I recommend reading on the nitrogen cycle. But basically what happens is that the fish produces ammonia, a bacterial colony forms that eats ammonia and produces nitrites, another bacterial colony forms that eats nitrites and produces nitrates, nitrates can only be removed by water changes or plants. Ammonia is incredibly toxic, nitrite is incredibly toxic, nitrate starts to get toxic at prolonged exposure above 20 ppm.

Letting water circulate through the filter for 3 weeks with no fish or food waste, isn't cycling the tank. The bacterial colonies won't grow, because they have no food.

What you are doing now is a fish in cycle and to combat the toxicity of the ammonia you will need to be doing daily water changes.

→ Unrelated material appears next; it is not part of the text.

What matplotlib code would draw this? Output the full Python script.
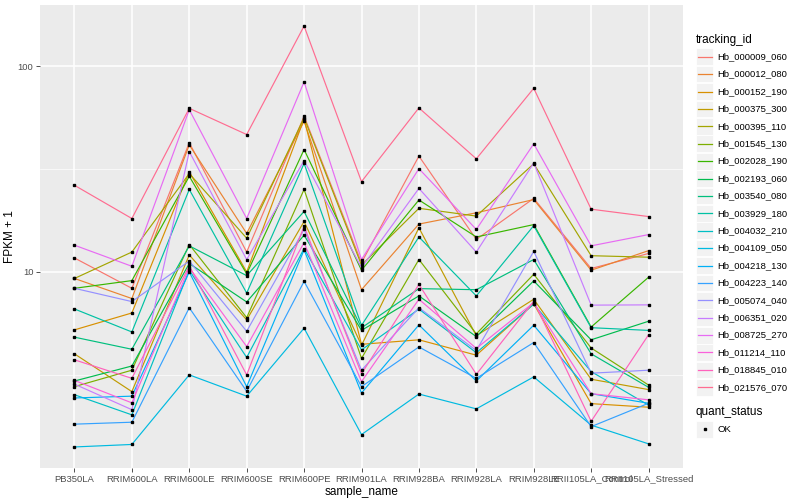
import numpy as np
import matplotlib
matplotlib.use('Agg')
import matplotlib.pyplot as plt
from matplotlib.patches import Rectangle
from matplotlib.lines import Line2D

plt.rcParams['font.family'] = ['Liberation Sans', 'DejaVu Sans']

# 样本（x轴类别）
samples = ['PB350LA', 'RRIM600LA', 'RRIM600LE', 'RRIM600SE', 'RRIM600PE',
           'RRIM901LA', 'RRIM928BA', 'RRIM928LA', 'RRIM928LE',
           'RRII105LA_Control', 'RRII105LA_Stressed']

# 基因ID（图例顺序）
genes = ['Hb_000009_060', 'Hb_000012_080', 'Hb_000152_190', 'Hb_000375_300',
         'Hb_000395_110', 'Hb_001545_130', 'Hb_002028_190', 'Hb_002193_060',
         'Hb_003540_080', 'Hb_003929_180', 'Hb_004032_210', 'Hb_004109_050',
         'Hb_004218_130', 'Hb_004223_140', 'Hb_005074_040', 'Hb_006351_020',
         'Hb_008725_270', 'Hb_011214_110', 'Hb_018845_010', 'Hb_021576_070']

# ggplot 默认色相调色板
colors = ['#F8766D', '#EA8331', '#D89000', '#C09B00', '#A3A500', '#7CAE00',
          '#39B600', '#00BB4E', '#00BF7D', '#00C1A3', '#00BFC4', '#00BAE0',
          '#00B0F6', '#35A2FF', '#9590FF', '#C77CFF', '#E76BF3', '#FA62DB',
          '#FF62BC', '#FF6C91']

# FPKM + 1
fpkm = {
    'Hb_000009_060': [11.7, 8.33, 42.5, 12.5, 57.2, 11.1, 36.6, 14.4, 22.8, 10.4, 12.3],
    'Hb_000012_080': [9.3, 7.43, 41.5, 15.4, 54.1, 8.2, 17.1, 19.4, 22.5, 10.2, 12.7],
    'Hb_000152_190': [5.23, 6.32, 30.7, 10.0, 55.5, 4.45, 4.68, 3.94, 7.0, 2.29, 2.2],
    'Hb_000375_300': [4.0, 2.62, 12.1, 5.85, 17.6, 4.4, 16.4, 4.9, 7.37, 3.01, 2.68],
    'Hb_000395_110': [9.3, 12.5, 30.1, 14.6, 56.2, 10.8, 20.4, 18.7, 33.6, 12.0, 11.8],
    'Hb_001545_130': [2.77, 3.33, 13.6, 6.0, 25.2, 3.8, 11.5, 5.0, 9.75, 4.27, 2.82],
    'Hb_002028_190': [8.33, 9.08, 29.2, 9.8, 39.4, 10.2, 22.4, 14.8, 17.0, 5.4, 9.43],
    'Hb_002193_060': [2.95, 3.49, 11.0, 7.15, 15.1, 5.2, 7.65, 4.85, 9.05, 4.68, 5.76],
    'Hb_003540_080': [4.82, 4.21, 13.4, 9.6, 19.7, 5.35, 8.3, 8.2, 11.5, 4.0, 2.75],
    'Hb_003929_180': [6.61, 5.11, 25.2, 7.9, 33.7, 5.5, 14.8, 7.65, 16.8, 5.36, 5.2],
    'Hb_004032_210': [2.53, 2.02, 10.2, 3.84, 13.0, 4.18, 6.6, 4.05, 6.97, 3.28, 2.25],
    'Hb_004109_050': [1.41, 1.45, 3.16, 2.49, 5.33, 1.62, 2.55, 2.16, 3.09, 1.8, 1.46],
    'Hb_004218_130': [2.44, 2.49, 10.0, 2.77, 12.8, 2.58, 5.53, 2.95, 5.51, 2.56, 2.3],
    'Hb_004223_140': [1.82, 1.86, 6.7, 2.63, 9.0, 2.77, 4.32, 3.04, 4.54, 1.77, 2.3],
    'Hb_005074_040': [8.33, 7.18, 11.3, 5.15, 16.1, 3.33, 6.7, 4.15, 12.6, 3.22, 3.33],
    'Hb_006351_020': [2.85, 2.14, 38.5, 11.5, 34.8, 10.5, 25.5, 12.5, 33.9, 6.9, 6.92],
    'Hb_008725_270': [13.5, 10.66, 61.5, 18.2, 84.0, 11.5, 31.8, 16.1, 42.0, 13.4, 15.2],
    'Hb_011214_110': [2.97, 2.31, 10.5, 4.34, 13.9, 2.93, 7.37, 4.25, 7.1, 2.56, 2.39],
    'Hb_018845_010': [3.74, 3.04, 10.7, 3.16, 16.7, 3.2, 8.7, 3.18, 7.2, 1.88, 4.95],
    'Hb_021576_070': [26.4, 18.2, 62.5, 46.6, 157.0, 27.5, 62.8, 35.5, 78.2, 20.2, 18.6],
}

W, H = 800, 500
fig = plt.figure(figsize=(8, 5), dpi=100)
fig.patch.set_facecolor('white')

# 面板位置（像素）
px0, px1, py0, py1 = 40, 683, 5, 468
ax = fig.add_axes([px0 / W, 1 - py1 / H, (px1 - px0) / W, (py1 - py0) / H])
ax.set_facecolor('#EBEBEB')

x = np.arange(len(samples))
for g, c in zip(genes, colors):
    ax.plot(x, fpkm[g], color=c, lw=0.85, zorder=3)
for g in genes:
    ax.plot(x, fpkm[g], 's', color='black', ms=2.1, zorder=4)

ax.set_yscale('log')
allv = np.log10(np.concatenate([fpkm[g] for g in genes]))
lo, hi = allv.min(), allv.max()
pad = (hi - lo) * 0.05
ax.set_ylim(10 ** (lo - pad), 10 ** (hi + pad))
ax.set_xlim(-0.6, len(samples) - 0.4)

ax.set_yticks([10, 100])
ax.set_yticklabels(['10', '100'])
ax.set_yticks([10 ** 0.5, 10 ** 1.5], minor=True)
ax.yaxis.set_minor_formatter(matplotlib.ticker.NullFormatter())
ax.set_xticks(x)
ax.set_xticklabels(samples)

ax.grid(True, which='major', color='white', lw=1.1, zorder=0)
ax.grid(True, which='minor', axis='y', color='white', lw=0.5, zorder=0)
ax.set_axisbelow(True)
for s in ax.spines.values():
    s.set_visible(False)
ax.tick_params(which='major', length=2.7, width=0.6, color='#333333',
               labelsize=6.8, labelcolor='#4D4D4D', pad=2)
ax.tick_params(which='minor', length=0)

ax.set_xlabel('sample_name', fontsize=8.5, labelpad=1.5)
ax.set_ylabel('FPKM + 1', fontsize=8.5, labelpad=1)

# 图例（像素坐标）
lax = fig.add_axes([0, 0, 1, 1])
lax.set_xlim(0, W)
lax.set_ylim(H, 0)
lax.axis('off')

lax.text(696, 40.5, 'tracking_id', fontsize=8.5, va='center', ha='left')
y0, dy = 56.7, 17.4
for i, (g, c) in enumerate(zip(genes, colors)):
    yc = y0 + i * dy
    lax.add_patch(Rectangle((696, yc - 8.4), 17, 16.8, facecolor='#F2F2F2',
                            edgecolor='white', lw=0.6))
    lax.add_line(Line2D([697.5, 711.5], [yc, yc], color=c, lw=0.9))
    lax.text(717, yc, g, fontsize=6.8, va='center', ha='left')

lax.text(696, 412.3, 'quant_status', fontsize=8.5, va='center', ha='left')
lax.add_patch(Rectangle((696, 429.3 - 8.4), 17, 16.8, facecolor='#F2F2F2',
                        edgecolor='white', lw=0.6))
lax.plot([704.5], [429.3], 's', color='black', ms=2.1)
lax.text(717, 429.3, 'OK', fontsize=6.8, va='center', ha='left')

fig.savefig('out.png', dpi=100)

I recommend doing three things immediately:
1) change 50-75% of the water right now
2) order an API master test kit (the liquid one)
3) google "nitrogen cycle"

Do these things in that order.

You'll need to do a 50% change likely daily until your test kit arrives. When it arrives, immediately test your ammonia. Then keep doing daily water changes until the ammonia stays at zero. Once the ammonia gets to zero then test your nitrites and keep doing daily changes until this stays at zero, then test your nitrates and keep changing water daily until the nitrates are consistently under 20 ppm. Then you will know how much water you need to change weekly to keep the nitrates under control.